28 Şubat 2013 tarihindeki Dolmabahçe Deklerasyonu bunun ilk somut adımıydı. Maalesef boşa çıkarıldı. Dünyayı saran ve adına Gerontokrasi denilen “yaşlı ve koca adamların” egemenliği galebe çaldı ve yeniden savaş politikaları devreye sokuldu. Şimdi Leyla Güven ve onu takip eden yüzlerce insanın bu siyasetin sona ermesi, yaşlı ve koca adamların dünyaya dayattığı bu ölüm ve savaş oyununun sona ermesi için başlattığı direniş ayları, mevsimleri geride bıraktı. Arkadan bir dolu insan, binlerce politik tutsak bugün itibariyle bu direnişi yüskeltiyor. Bu hikaye kaybedilenin kaybedildiği yerde aranması hikayesidir. Cezaevleri, mücadele eden toplumlar açısından bu mücadeleyi bastırmanın mekanı haline getirilen yerlerdir. Toplumun en zinde öncülerinin tutulduğu mekanlar… Toplumsal duyarlılığın ve refleksin cezaevlerinde daha canlı ve diri olmasının, ilk tepkilerin oradan yükselmesinin nedeni budur.
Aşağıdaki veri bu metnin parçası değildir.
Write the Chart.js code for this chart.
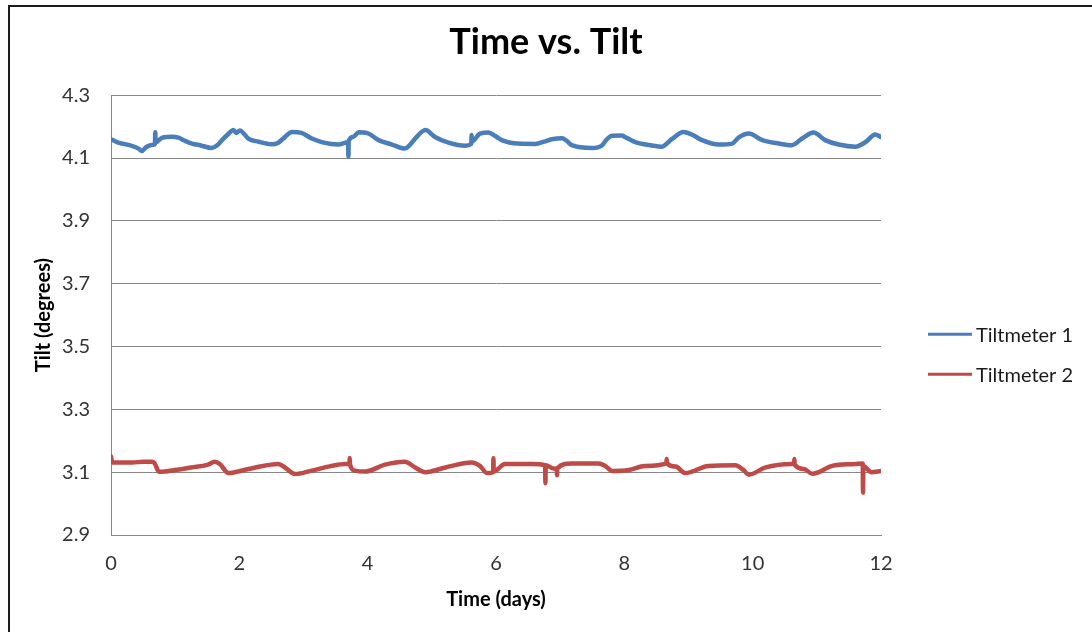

Muktedirlerin egemenlik inşasında beden üzerindeki tahakkümünün çatırdadığı bir direniş mekanı.
Hep bir ezber olarak topluma, gelişmelerin lokalliği ve yerelliği öğretildi. Yaşadıklarımızın sadece bizimle sınırlı, küçük ve belki de kıymetsiz olduğu öğütlendi. Çoğu zaman bu durum kabullenildi, kanıksandı. Oysa hakikat bambaşka. Nasıl ki bugün Vietnam’da Kore’nin Kuzeyi ile ABD arasında yaşanan görüşmeler, Hindistan-Pakistan arasındaki çelişki ve çatışma ihtimali, Suriye’de 8 yıldır süren savaş, Venezuela’da yaşananlar, Akdeniz’deki hamleler, Ortadoğu’daki husumetler hepimizi, herkesi, dünyanın genelini ilgilendiriyorsa, hayatlarımız üzerinde etkisi varsa, 28 Şubat Dolmabahçe Deklerasyonu’nun ve çözüm sürecinin başarıya ulaşıp ulaşmaması da sadece bizimle sınırlı değil, dünyaya etkileri olabilecek gelişmelerdir. Üstelik bugün açlık grevi direnişinde olanların yükselttiği itiraz ve bu itirazın yaratacağı etkinin böylesine bir evrensel boyutu bulunmaktadır. Aksini düşünmek tarihi körlük olur.
Bütün bu gelişmelerin temelinde çatışmaanlaşma, savaş-barış çelişkisi yer alıyor. Kimin neyi nasıl temsil ettiği belli. Dünyadaki yaşlılar ittifakı ve egemenliği hayatımıza hükmediyor ve bugün yaşanan çatışma ve savaşın birinci dereceden sorumlusu bu insanlar. Bu yaşlıların oluşturduğu süper güçler, süper devletler sadece herhangi bir ülke için değil dünyanın tamamı için süper bela haline geldi. Tıpkı imparatorlukların yarattığı tarihsel yıkımlar gibi. Dolayısıyla barış seçeneği sadece direnenlerin eylemlerindedir ve o bugün itibariyle cezaevlerinden yükseliyor.